A cell strainer is a common laboratory tool designed to separate cells or particles based on their size. It functions as a mechanical sieve with a mesh screen, allowing smaller components to pass through while retaining larger ones. This device plays a fundamental role in preparing biological samples for scientific experiments, ensuring sample quality before analysis. Designed for ease of use, cell strainers often fit directly onto standard laboratory tubes.
Purpose of Cell Strainers in Research
Cell strainers are widely used in biological research to prepare samples for applications like cell culture and flow cytometry. Their primary function is creating uniform single-cell suspensions from complex biological samples. This removes unwanted cell clumps, tissue fragments, or debris that could interfere with experimental accuracy.
Ensuring a consistent single-cell suspension is important for reliable experimental results. For instance, in applications like cell counting or viability assays, accurate measurements depend on individual cells rather than aggregates.
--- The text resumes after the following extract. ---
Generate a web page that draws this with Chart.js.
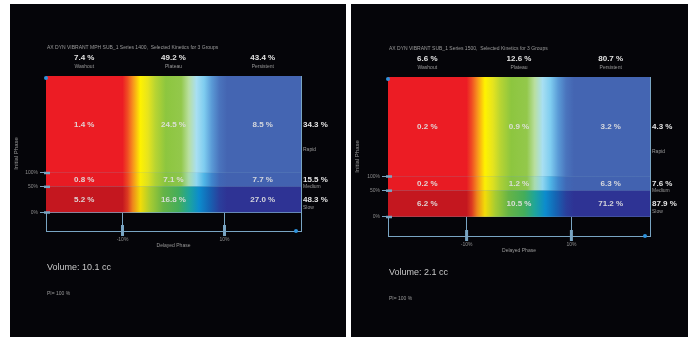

Cell strainers also protect delicate downstream equipment, such as flow cytometers, from clogging by large particles or cell clumps.
Step-by-Step Cell Straining Process
Begin by preparing the sample and selecting the appropriate strainer. The sample (often a cell suspension or dissociated tissue) should be ready for filtration. Position the cell strainer securely on a collection tube, such as a 50 mL conical tube.
Gently introduce the cell suspension into the strainer by pouring or pipetting. Allow the liquid to pass through the mesh by gravity, or apply gentle pressure if the flow is slow.
Once filtered, desired cells collect in the tube below, while larger aggregates or debris remain on the strainer mesh. For maximum cell recovery, gently rinse the strainer with a small volume of appropriate buffer or medium. Maintaining an aseptic environment throughout this process is important to prevent contamination of the cell sample.
Selecting the Appropriate Cell Strainer
Selecting the correct cell strainer is important for effective sample preparation; mesh (pore) size is a primary consideration. Cell strainers are available in common pore sizes: 40 µm, 70 µm, and 100 µm. The choice depends on the cell size and experimental goal.
For example, a 40 µm strainer is often used for fine cell suspensions or to remove smaller debris while retaining single cells. A 70 µm strainer is a general-purpose size suitable for many mammalian cell types. Larger 100 µm strainers are useful for processing larger tissue fragments or removing substantial aggregates.
Beyond pore size, other factors influence selection. Most cell strainers are made of nylon or polyester mesh within a polypropylene frame and come pre-sterilized for sensitive biological applications. They fit snugly onto standard collection tubes, such as 50 mL conical tubes, ensuring compatibility with common laboratory setups.
Enhancing Straining Efficiency
Several practices optimize the cell straining process for better, more consistent results. Before adding the cell suspension, pre-wet the strainer mesh with buffer. This promotes even flow and prevents air bubbles from getting trapped.
Applying gentle pressure, either through gravity or pipetting, helps avoid damaging delicate cells. Avoiding excessive force is important, as it could compromise cell viability or push unwanted particles through the mesh. If the strainer becomes clogged with cell debris, it may be necessary to use a fresh strainer to maintain efficiency.
Ensure the sample is free of large, dense aggregates before straining. Pre-processing, such as gentle tissue disaggregation, can reduce clogging and allow smoother filtration.